**EXERCISE INSTRUCTIONS:** For this exercise, copy out each line of the material below that includes "chart".

** Begin GIVEN INFORMATION **

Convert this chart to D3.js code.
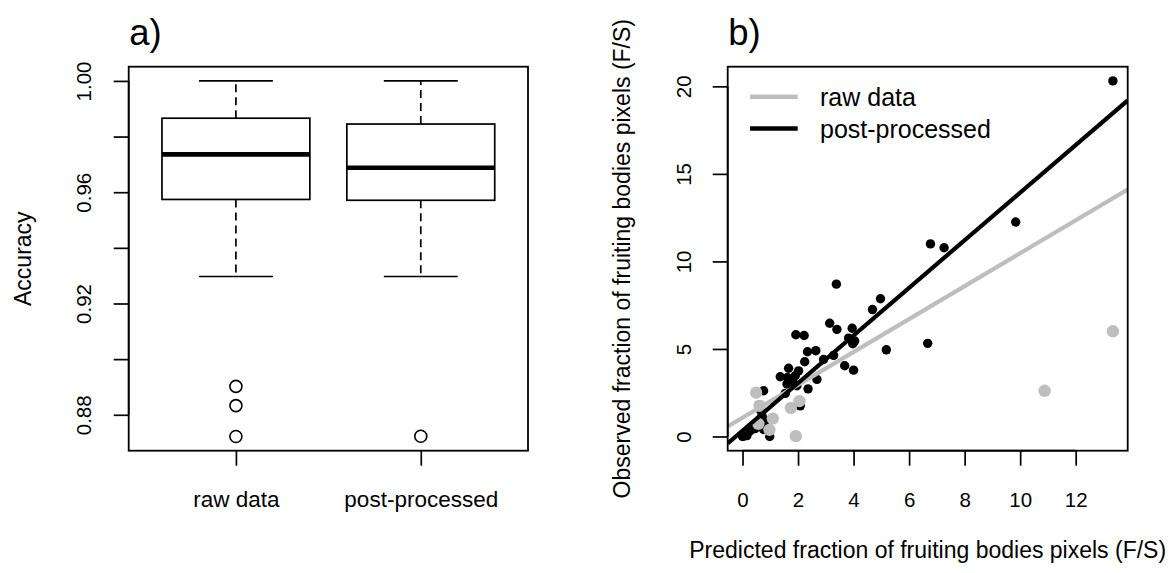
<!DOCTYPE html>
<html><head><meta charset="utf-8">
<script src="https://cdn.jsdelivr.net/npm/d3@7"></script>
<style>
body{margin:0;background:#fff}
svg{display:block;background:#fff}
text{font-family:"Liberation Sans",Arial,Helvetica,sans-serif;fill:#000}
</style>
</head><body>
<svg id="chart" width="1169" height="573"></svg>
<script>
// ---------- data: panel a (box plot) ----------
const groups = ["raw data", "post-processed"];
const whiskerHigh = [1.0, 1.0];
const boxQ3 = [0.9866, 0.9845];
const boxMedian = [0.9736, 0.9688];
const boxQ1 = [0.9574, 0.9571];
const whiskerLow = [0.9297, 0.9297];
const outliersRaw = [0.8902, 0.8833, 0.8722];
const outliersPost = [0.8723];
const accTicks = [0.88, 0.90, 0.92, 0.94, 0.96, 0.98, 1.00];
const accTickLabels = ["0.88", "", "0.92", "", "0.96", "", "1.00"];

// ---------- data: panel b (scatter) ----------
const rawX = [0.49, 0.57, 0.62, 1.09, 0.97, 1.74, 2.05, 1.92, 10.88, 13.34];
const rawY = [2.50, 0.72, 1.75, 1.02, 0.38, 1.63, 2.02, 0.02, 2.61, 6.01];
const postX = [13.34, 9.84, 6.77, 7.26, 6.67, 5.18, 4.97, 4.68, 3.38, 3.14,
  3.40, 3.95, 3.82, 3.97, 4.04, 1.92, 2.22, 2.34, 2.64, 2.24,
  2.92, 3.28, 3.68, 4.00, 1.66, 2.02, 1.36, 1.62, 1.90, 2.68,
  2.36, 1.96, 1.60, 1.54, 1.82, 0.76, 0.58, 0.70, 0.76, 0.98,
  0.00, 0.06, 0.16, 0.28, 0.40, 2.08, 0.65, 0.45, 0.82];
const postY = [20.31, 12.25, 11.00, 10.78, 5.32, 4.95, 7.87, 7.25, 8.70, 6.47,
  6.12, 6.18, 5.62, 5.30, 5.45, 5.81, 5.77, 4.84, 4.90, 4.27,
  4.40, 4.63, 4.04, 3.79, 3.90, 3.75, 3.41, 3.37, 3.47, 3.26,
  2.72, 2.90, 3.00, 2.46, 3.10, 2.61, 1.79, 1.20, 0.40, 0.00,
  0.00, 0.03, 0.05, 0.33, 0.55, 1.75, 1.50, 0.45, 0.90];
const fitRaw = [1.07, 0.94];   // intercept, slope
const fitPost = [0.33, 1.36];  // intercept, slope
const xTicks = [0, 2, 4, 6, 8, 10, 12];
const yTicks = [0, 5, 10, 15, 20];
const legendLabels = ["raw data", "post-processed"];

// ---------- layout ----------
const GREY = "#BEBEBE";
const pTop = 66.7, pBottom = 450.7;
const pA = {l: 128.7, r: 528};
const pB = {l: 727.7, r: 1127.7};
const svg = d3.select("#chart");
svg.append("rect").attr("width", 1169).attr("height", 573).attr("fill", "#fff");

function padDomain(lo, hi) { const d = (hi - lo) * 0.04; return [lo - d, hi + d]; }

function styleAxis(g) {
  g.selectAll("line").attr("stroke", "#000").attr("stroke-width", 1.7);
  g.select(".domain").remove();
}

// ================= panel a =================
const allAcc = [...whiskerHigh, ...whiskerLow, ...outliersRaw, ...outliersPost];
const yA = d3.scaleLinear().domain(padDomain(d3.min(allAcc), d3.max(allAcc))).range([pBottom, pTop]);
const xA = d3.scaleLinear().domain([0.42, 2.58]).range([pA.l, pA.r]);
const gA = svg.append("g");
const outliers = [outliersRaw, outliersPost];

groups.forEach((name, i) => {
  const cx = xA(i + 1);
  const hw = xA(0.4) - xA(0);
  const cw = xA(0.2) - xA(0);
  gA.append("line").attr("x1", cx).attr("x2", cx).attr("y1", yA(boxQ3[i])).attr("y2", yA(whiskerHigh[i]))
    .attr("stroke", "#000").attr("stroke-width", 1.7).attr("stroke-dasharray", "8,5");
  gA.append("line").attr("x1", cx).attr("x2", cx).attr("y1", yA(boxQ1[i])).attr("y2", yA(whiskerLow[i]))
    .attr("stroke", "#000").attr("stroke-width", 1.7).attr("stroke-dasharray", "8,5");
  [whiskerHigh[i], whiskerLow[i]].forEach(v => {
    gA.append("line").attr("x1", cx - cw).attr("x2", cx + cw).attr("y1", yA(v)).attr("y2", yA(v))
      .attr("stroke", "#000").attr("stroke-width", 1.7);
  });
  gA.append("rect").attr("x", cx - hw).attr("width", 2 * hw)
    .attr("y", yA(boxQ3[i])).attr("height", yA(boxQ1[i]) - yA(boxQ3[i]))
    .attr("fill", "#fff").attr("stroke", "#000").attr("stroke-width", 1.7);
  gA.append("line").attr("x1", cx - hw).attr("x2", cx + hw).attr("y1", yA(boxMedian[i])).attr("y2", yA(boxMedian[i]))
    .attr("stroke", "#000").attr("stroke-width", 4.6);
  gA.selectAll(null).data(outliers[i]).enter().append("circle")
    .attr("cx", cx).attr("cy", d => yA(d)).attr("r", 6)
    .attr("fill", "none").attr("stroke", "#000").attr("stroke-width", 1.6);
});

gA.append("rect").attr("x", pA.l).attr("y", pTop).attr("width", pA.r - pA.l).attr("height", pBottom - pTop)
  .attr("fill", "none").attr("stroke", "#000").attr("stroke-width", 1.8);

const axYA = gA.append("g").attr("transform", `translate(${pA.l},0)`)
  .call(d3.axisLeft(yA).tickValues(accTicks).tickSize(15).tickFormat((d, i) => accTickLabels[i]));
styleAxis(axYA);
axYA.selectAll("text").attr("x", 0).attr("dy", 0).attr("text-anchor", "middle")
  .attr("transform", "translate(-38,0) rotate(-90)").style("font-size", "20.5px");
gA.append("line").attr("x1", pA.l).attr("x2", pA.l).attr("y1", yA(accTicks[0])).attr("y2", yA(accTicks[accTicks.length - 1]))
  .attr("stroke", "#000").attr("stroke-width", 1.7);

const axXA = gA.append("g").attr("transform", `translate(0,${pBottom})`)
  .call(d3.axisBottom(xA).tickValues([1, 2]).tickSize(15).tickFormat((d) => groups[d - 1]));
styleAxis(axXA);
axXA.selectAll("text").attr("y", 56).attr("dy", 0).style("font-size", "22.5px");

gA.append("text").attr("transform", `translate(31,${(pTop + pBottom) / 2}) rotate(-90)`)
  .attr("text-anchor", "middle").style("font-size", "23px").text("Accuracy");
gA.append("text").attr("x", pA.l + 0.6).attr("y", 45).style("font-size", "36.5px").text("a)");

// ================= panel b =================
const xB = d3.scaleLinear().domain(padDomain(d3.min([...rawX, ...postX]), d3.max([...rawX, ...postX]))).range([pB.l, pB.r]);
const yB = d3.scaleLinear().domain(padDomain(d3.min([...rawY, ...postY]), d3.max([...rawY, ...postY]))).range([pBottom, pTop]);
const gB = svg.append("g");
svg.append("clipPath").attr("id", "clipB").append("rect")
  .attr("x", pB.l).attr("y", pTop).attr("width", pB.r - pB.l).attr("height", pBottom - pTop);

const plotB = gB.append("g").attr("clip-path", "url(#clipB)");
plotB.selectAll("circle.post").data(postX.map((x, i) => [x, postY[i]])).enter().append("circle")
  .attr("class", "post").attr("cx", d => xB(d[0])).attr("cy", d => yB(d[1])).attr("r", 4.7).attr("fill", "#000");
plotB.selectAll("circle.raw").data(rawX.map((x, i) => [x, rawY[i]])).enter().append("circle")
  .attr("class", "raw").attr("cx", d => xB(d[0])).attr("cy", d => yB(d[1])).attr("r", 6.2).attr("fill", GREY);

const xd = xB.domain();
[[fitRaw, GREY], [fitPost, "#000"]].forEach(([f, col]) => {
  plotB.append("line")
    .attr("x1", xB(xd[0])).attr("y1", yB(f[0] + f[1] * xd[0]))
    .attr("x2", xB(xd[1])).attr("y2", yB(f[0] + f[1] * xd[1]))
    .attr("stroke", col).attr("stroke-width", 4.2);
});

gB.append("rect").attr("x", pB.l).attr("y", pTop).attr("width", pB.r - pB.l).attr("height", pBottom - pTop)
  .attr("fill", "none").attr("stroke", "#000").attr("stroke-width", 1.8);

const axYB = gB.append("g").attr("transform", `translate(${pB.l},0)`)
  .call(d3.axisLeft(yB).tickValues(yTicks).tickSize(15).tickFormat(d3.format("d")));
styleAxis(axYB);
axYB.selectAll("text").attr("x", 0).attr("dy", 0).attr("text-anchor", "middle")
  .attr("transform", "translate(-37,0) rotate(-90)").style("font-size", "20.5px");
gB.append("line").attr("x1", pB.l).attr("x2", pB.l).attr("y1", yB(yTicks[0])).attr("y2", yB(yTicks[yTicks.length - 1]))
  .attr("stroke", "#000").attr("stroke-width", 1.7);

const axXB = gB.append("g").attr("transform", `translate(0,${pBottom})`)
  .call(d3.axisBottom(xB).tickValues(xTicks).tickSize(15).tickFormat(d3.format("d")));
styleAxis(axXB);
axXB.selectAll("text").attr("y", 56).attr("dy", 0).style("font-size", "20.5px");
gB.append("line").attr("y1", pBottom).attr("y2", pBottom).attr("x1", xB(xTicks[0])).attr("x2", xB(xTicks[xTicks.length - 1]))
  .attr("stroke", "#000").attr("stroke-width", 1.7);

gB.append("text").attr("x", (pB.l + pB.r) / 2).attr("y", 558).attr("text-anchor", "middle")
  .style("font-size", "23px").text("Predicted fraction of fruiting bodies pixels (F/S)");
gB.append("text").attr("transform", `translate(${pB.l - 97.7},${(pTop + pBottom) / 2}) rotate(-90)`)
  .attr("text-anchor", "middle").style("font-size", "23px").text("Observed fraction of fruiting bodies pixels (F/S)");
gB.append("text").attr("x", pB.l + 0.6).attr("y", 45).style("font-size", "36.5px").text("b)");

const leg = gB.append("g").attr("transform", `translate(${pB.l},${pTop})`);
[GREY, "#000"].forEach((col, i) => {
  const yy = 30.1 + i * 31.8;
  leg.append("line").attr("x1", 22.3).attr("x2", 70).attr("y1", yy).attr("y2", yy)
    .attr("stroke", col).attr("stroke-width", 4.5);
  leg.append("text").attr("x", 92.3).attr("y", yy + 9.5).style("font-size", "25px").text(legendLabels[i]);
});
</script>
</body></html>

** End GIVEN INFORMATION **

**TASK RESPONSE:**
Convert this chart to D3.js code.
<svg id="chart" width="1169" height="573"></svg>
const svg = d3.select("#chart");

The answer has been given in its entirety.